Cerita tersebut ternyata berkaitan dengan sejarah berdirinya dua pondok pesantren di Seberang Kota Jambi yaitu pesantren Nurul Iman di Kelurahan Ulu Gedong dan Perguruan As'ad di Kelurahan Olak Kemang. Cikal bakal kedua pesantren ini adalah sebuah langgar di Kelurahan Ulu Gedong yang disebut Langgar Putih. Pendiri langgar putih adalah KH. Khotib Mas'ud tahun 1868 yang merupakan paman sekaligus ayah angkat KH. Abdul Majid Jambi.

Setelah KH. Khotib Mas'ud wafat pada tahun 1889, pengajian di Langgar Putih dilanjutkan oleh KH. Abdul Majid Jambi, yang notabene seangkatan dengan Syekh Ahmad Khotib Al Minangkabawi (ulama Sumatera Barat) dan Syekh Ali Al-Banjari ketika belajar di Mekkah. Mereka belajar kepada Sayid Abu Bakar bin Muhammad as-Syatha’ yang merupakan pengarang kitab I’anatut Thalibin. 

Baru sekitar 5 tahun mengajar di Langgar Putih, pada tahun 1904 KH. Abdul Majid Jambi harus kembali ke Mekkah guna menghindari penangkapan penjajah Belanda. Sikap beliau yang anti kolonialisme dan aktifitas beliau sebagai guru serta sebagai penasehat Sulthan Thaha Syaifuddin membuat penjajah Belanda gerah.

Sebagai salah satu penasehat, KH. Abdul Majid Jambi pernah masuk dalam tim yang diutus Sultan Thaha Syaifudin ke Turki untuk meminta bantuan kepada kerajaan Turki Utsmani dalam menghadapi Belanda. Namun usaha itu gagal.
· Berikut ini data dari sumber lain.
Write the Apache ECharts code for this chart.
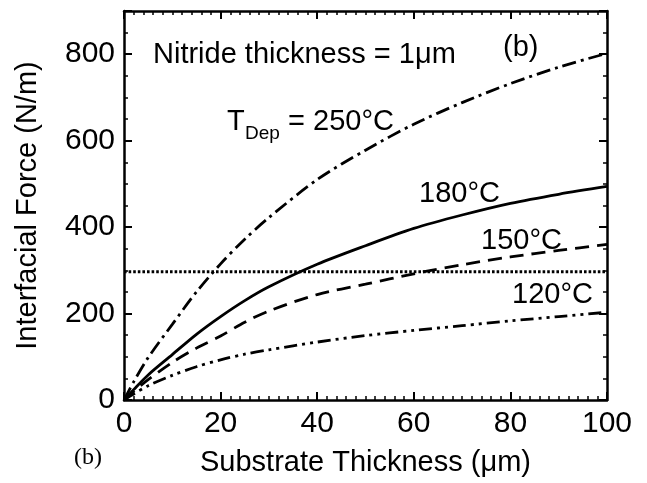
<!DOCTYPE html>
<html><head><meta charset="utf-8">
<script src="https://cdn.jsdelivr.net/npm/echarts@6/dist/echarts.min.js"></script>
<style>html,body{margin:0;padding:0;background:#fff}#c{width:647px;height:483px}</style>
</head><body><div id="c"></div>
<script>
// Substrate thickness (µm)
const thickness = [0, 2, 5, 10, 15, 20, 25, 30, 40, 50, 60, 70, 80, 90, 100];
// Interfacial force (N/m) for each deposition temperature
const force250 = [0, 42, 98, 175, 250, 315, 372, 422, 510, 578, 638, 688, 732, 770, 802];
const force180 = [0, 24, 58, 105, 152, 193, 230, 262, 314, 357, 397, 428, 455, 476, 494];
const force150 = [0, 20, 47, 87, 120, 148, 180, 206, 244, 268, 292, 313, 331, 346, 360];
const force120 = [0, 14, 33, 57, 77, 93, 106, 116, 134, 149, 161, 172, 183, 193, 203];
// Horizontal reference level
const thresholdX = [0, 100];
const thresholdY = [297, 297];

const FONT = "'Liberation Sans', Arial, Helvetica, sans-serif";
const pairs = (xs, ys) => xs.map((x, i) => [x, ys[i]]);

const chart = echarts.init(document.getElementById('c'), null, {renderer: 'canvas'});

const baseAxis = {
  axisLine: {show: true, onZero: false, lineStyle: {color: '#000', width: 2.5}},
  axisTick: {show: true, inside: true, length: 8, lineStyle: {color: '#000', width: 2}},
  splitLine: {show: false}
};
const minor = (n) => ({show: true, splitNumber: n, length: 4, lineStyle: {color: '#000', width: 1.5}});

const lineSeries = (data, dash) => ({
  type: 'line', data, smooth: 0.3, symbol: 'none', xAxisIndex: 0, yAxisIndex: 0,
  lineStyle: {color: '#000', width: 2.8, type: dash, cap: 'butt'}, z: 3, silent: true
});

chart.setOption({
  animation: false,
  backgroundColor: '#fff',
  grid: {left: 124, right: 40, top: 11, bottom: 83},
  xAxis: [
    Object.assign({}, baseAxis, {
      type: 'value', position: 'bottom', min: 0, max: 100, interval: 20,
      minorTick: minor(10),
      axisLabel: {color: '#000', fontSize: 30, fontFamily: FONT, margin: 9},
      name: 'Substrate Thickness (\u03bcm)', nameLocation: 'middle', nameGap: 48,
      nameTextStyle: {color: '#000', fontSize: 29, fontFamily: FONT}
    }),
    Object.assign({}, baseAxis, {
      type: 'value', position: 'top', min: 0, max: 100, interval: 20,
      minorTick: minor(10),
      axisLabel: {show: false}
    })
  ],
  yAxis: [
    Object.assign({}, baseAxis, {
      type: 'value', position: 'left', min: 0, max: 900, interval: 200,
      minorTick: minor(4),
      axisLabel: {color: '#000', fontSize: 30, fontFamily: FONT, margin: 9,
        formatter: v => (v % 200 === 0 ? String(v) : '')},
      name: 'Interfacial Force (N/m)', nameLocation: 'middle', nameGap: 82, nameRotate: 90,
      nameTextStyle: {color: '#000', fontSize: 29, fontFamily: FONT}
    }),
    Object.assign({}, baseAxis, {
      type: 'value', position: 'right', min: 0, max: 900, interval: 200,
      minorTick: minor(4),
      axisLabel: {show: false}
    })
  ],
  series: [
    {type: 'line', data: pairs(thresholdX, thresholdY), symbol: 'none', silent: true,
     lineStyle: {color: '#000', width: 3, type: [2.6, 2], cap: 'butt'}, z: 2},
    lineSeries(pairs(thickness, force250), [14, 5, 3, 5]),
    lineSeries(pairs(thickness, force180), 'solid'),
    lineSeries(pairs(thickness, force150), [14, 8]),
    lineSeries(pairs(thickness, force120), [13, 5, 3, 5, 3, 5])
  ],
  graphic: [
    {type: 'text', left: 153, top: 40, style: {text: 'Nitride thickness = 1\u03bcm', font: '29px ' + FONT, fill: '#000'}},
    {type: 'text', left: 503, top: 33, style: {text: '(b)', font: '29px ' + FONT, fill: '#000'}},
    {type: 'text', left: 227, top: 107, style: {text: 'T', font: '29px ' + FONT, fill: '#000'}},
    {type: 'text', left: 245, top: 124, style: {text: 'Dep', font: '19px ' + FONT, fill: '#000'}},
    {type: 'text', left: 280, top: 107, style: {text: ' = 250\u00b0C', font: '29px ' + FONT, fill: '#000'}},
    {type: 'text', left: 419, top: 179, style: {text: '180\u00b0C', font: '29px ' + FONT, fill: '#000'}},
    {type: 'text', left: 481, top: 226, style: {text: '150\u00b0C', font: '29px ' + FONT, fill: '#000'}},
    {type: 'text', left: 512, top: 280, style: {text: '120\u00b0C', font: '29px ' + FONT, fill: '#000'}},
    {type: 'text', left: 74, top: 446, style: {text: '(b)', font: '24px "Liberation Serif", "Times New Roman", serif', fill: '#000'}}
  ]
});
</script>
</body></html>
Selepas hijrahnya KH. Abdul Majid Jambi ke Mekkah, pengajian di Langgar Putih dilanjutkan puteranya yaitu KH. Ibrahim yang tidak lain adalah saudara laki-laki dari Hj. Zainab. KH. Ibrahim menjadi salah seorang pelopor berdirinya pondok pesantren Nurul Iman di Kelurahan Ulu Gedong pada tahun 1915 melalui organisasi Perukunan Tsamaratul Insan. Organisasi ini mirip Nahdhotul Ulama (NU) di tanah Jawa. Tsamaratul Insan juga mempelopori berdirinya tiga pesantren lain yaitu Pesantren Nurul Islam di Kelurahan Tanjung Pasir dan Pesantren Saadatuddaren di Kelurahan Tahtul Yaman serta Pesantren Al Jauharen di Kelurahan Tanjung Johor.
Pondok Pesantren Nurul Iman
 
Kembali ke Langgar Putih. Langgar ini  difungsikan lagi sebagai lembaga pendidikan pada tahun 1946 sd 1951 oleh KH. Abdul Qodir Ibrahim yg merupakan putera dari KH. Ibrahim Abdul Majid. Beliau sebelumnya juga mengajar di Pondok Pesantren Nurul Iman, namun karena ada perbedaan pendapat sehingga memilih kembali mengajar di Langgar Putih. Kemudian mendirikan PERGURUAN AS’AD yang diresmikan pada tanggal 26 Dzulqo’idah 1370 H bertepatan tanggal 29 Agustus 1951 M.

Perguruan As'ad
 
Benar kata Gus Baha, bahwa ummat tidak perlu ikut-ikutan berpihak ketika ulama berbeda pendapat. Karena selalu ada hikmah dibaliknya, yaitu semakin menyebarnya ajaran islam dengan berdirinya pesantren baru akibat perbedaan pendapat tersebut.

Sumber :
1. Penuturan Ibunda Hj. Saadah binti H. Ahmad Munhamir (menantu Hj. Zainab binti KH. Abdul Majid Jambi)
3. Siti Maria Ulfah dan Siti Asiah Wahyuni Hawasyi, 2020. "Perukunan Tsamaratul Insan dan Perannya Dalam Menghadapi Perubahan Sosial Budaya di Provinsi Jambi". Buletin Al-Turas Vol. 26 No.1 Januari 2020, pp 135-152.